Show Abstract | Download Original | Original Source | Check in Google Scholar | DOI: 10.65788/greatjournal.v2i2.71

Abstract

This study examines effective digital marketing strategies for culinary micro, small, and medium enterprises (MSMEs) through TikTok and Instagram, addressing critical gaps in current literature. While Instagram’s visual marketing and influencer collaborations are well-documented, TikTok’s potential for culinary MSMEs remains underexplored. Furthermore, existing studies often prioritize large corporations, overlooking the resource constraints, cultural narratives, and analytics utilization challenges faced by smaller businesses. This research employs a mixed-methods approach, combining semi-structured interviews with 200 culinary MSME owners and quantitative analysis of social media engagement data. Qualitative findings highlight the significance of culturally grounded storytelling, user-generated content, and micro-influencer collaborations in building brand authenticity and trust.

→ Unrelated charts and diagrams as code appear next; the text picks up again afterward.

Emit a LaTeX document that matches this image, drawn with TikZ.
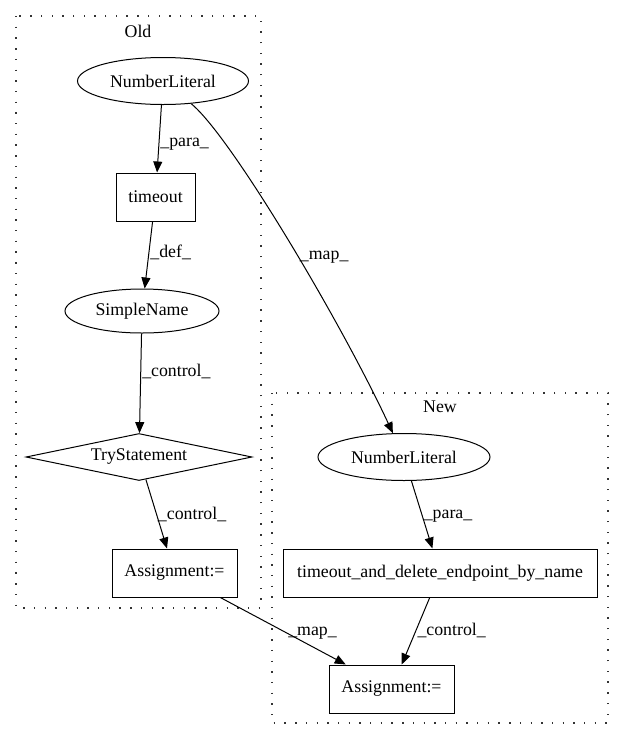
\documentclass[tikz,border=0pt]{standalone}
\usepackage{fontspec}
\setmainfont{Liberation Serif}
\usetikzlibrary{shapes.geometric,arrows.meta}

\begin{document}
\begin{tikzpicture}[x=1pt,y=-1pt,
  font=\fontsize{17.8}{20}\selectfont,
  every node/.style={inner sep=0pt},
  box/.style={draw,line width=1pt,rectangle,minimum height=48pt},
  oval/.style={draw,line width=1pt,ellipse,minimum width=171pt,minimum height=47pt},
  cond/.style={draw,line width=1pt,diamond,aspect=4.8,minimum width=226pt,minimum height=47pt},
  cluster/.style={draw=black!80,line width=1.3pt,dash pattern=on 1.4pt off 9.3pt},
  edge/.style={line width=1pt,-{Triangle[length=11pt,width=9pt]}},
  elabel/.style={anchor=west,inner sep=1pt}]
\useasboundingbox (0,0) rectangle (624,740);

% clusters
\draw[cluster] (16,16) rectangle (261,608);
\node (oldlbl) at (138,31) {Old};
\draw[cluster] (272,393) rectangle (608,723);
\node (newlbl) at (440,407) {New};

% old side
\node[oval] (numold) at (163,81) {NumberLiteral};
\node[box,minimum width=79pt] (timeout) at (155.5,197) {timeout};
\node[oval,minimum width=154pt,minimum height=44pt] (simple) at (142,311) {SimpleName};
\node[cond] (trystmt) at (139,457) {TryStatement};
\node[box,minimum width=125pt] (assignold) at (174.5,573) {Assignment:=};

% new side
\node[oval,minimum width=172pt] (numnew) at (404,457) {NumberLiteral};
\node[box,minimum width=314pt] (tadebn) at (440,573) {timeout\_and\_delete\_endpoint\_by\_name};
\node[box,minimum width=125pt] (assignnew) at (391.5,689) {Assignment:=};

% edges
\draw[edge] (numold) -- node[elabel,pos=0.58] {\_para\_} (timeout);
\draw[edge] (timeout) -- node[elabel,pos=0.46] {\_def\_} (simple);
\draw[edge] (simple) -- node[elabel,pos=0.38] {\_control\_} (trystmt);
\draw[edge] (trystmt) -- node[elabel,pos=0.5] {\_control\_} (assignold);
\draw[edge] (numnew) -- node[elabel,pos=0.52] {\_para\_} (tadebn);
\draw[edge] (tadebn) -- node[elabel,pos=0.49] {\_control\_} (assignnew);
\draw[edge] (assignold) -- node[elabel,pos=0.53] {\_map\_} (assignnew);
\draw[edge] (numold) .. controls (230,135) and (340,320) .. node[elabel,pos=0.55] {\_map\_} (numnew);

\end{tikzpicture}
\end{document}
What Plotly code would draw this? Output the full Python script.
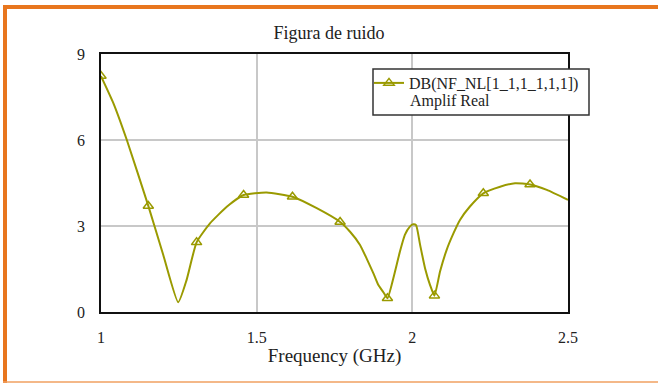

Quantitative results indicate that TikTok excels in rapid engagement, with average engagement rates surpassing Instagram, while Instagram demonstrates stronger performance in long-term visibility and conversion through integrated shopping features. Analytics-driven decision-making emerged as a key factor in optimizing content performance, yet many MSMEs lack the skills to effectively interpret and act on these insights. The study proposes a comprehensive framework for digital marketing effectiveness that extends beyond surface-level metrics to include customer retention, repeat purchases, and revenue growth. These findings contribute to both academic discourse and practical guidance, offering MSMEs actionable strategies to leverage platform-specific strengths, integrate cultural storytelling, and utilize analytics for sustainable growth. By aligning content creation with platform algorithms and audience preferences, culinary MSMEs can remain competitive in an increasingly digital and dynamic market environment.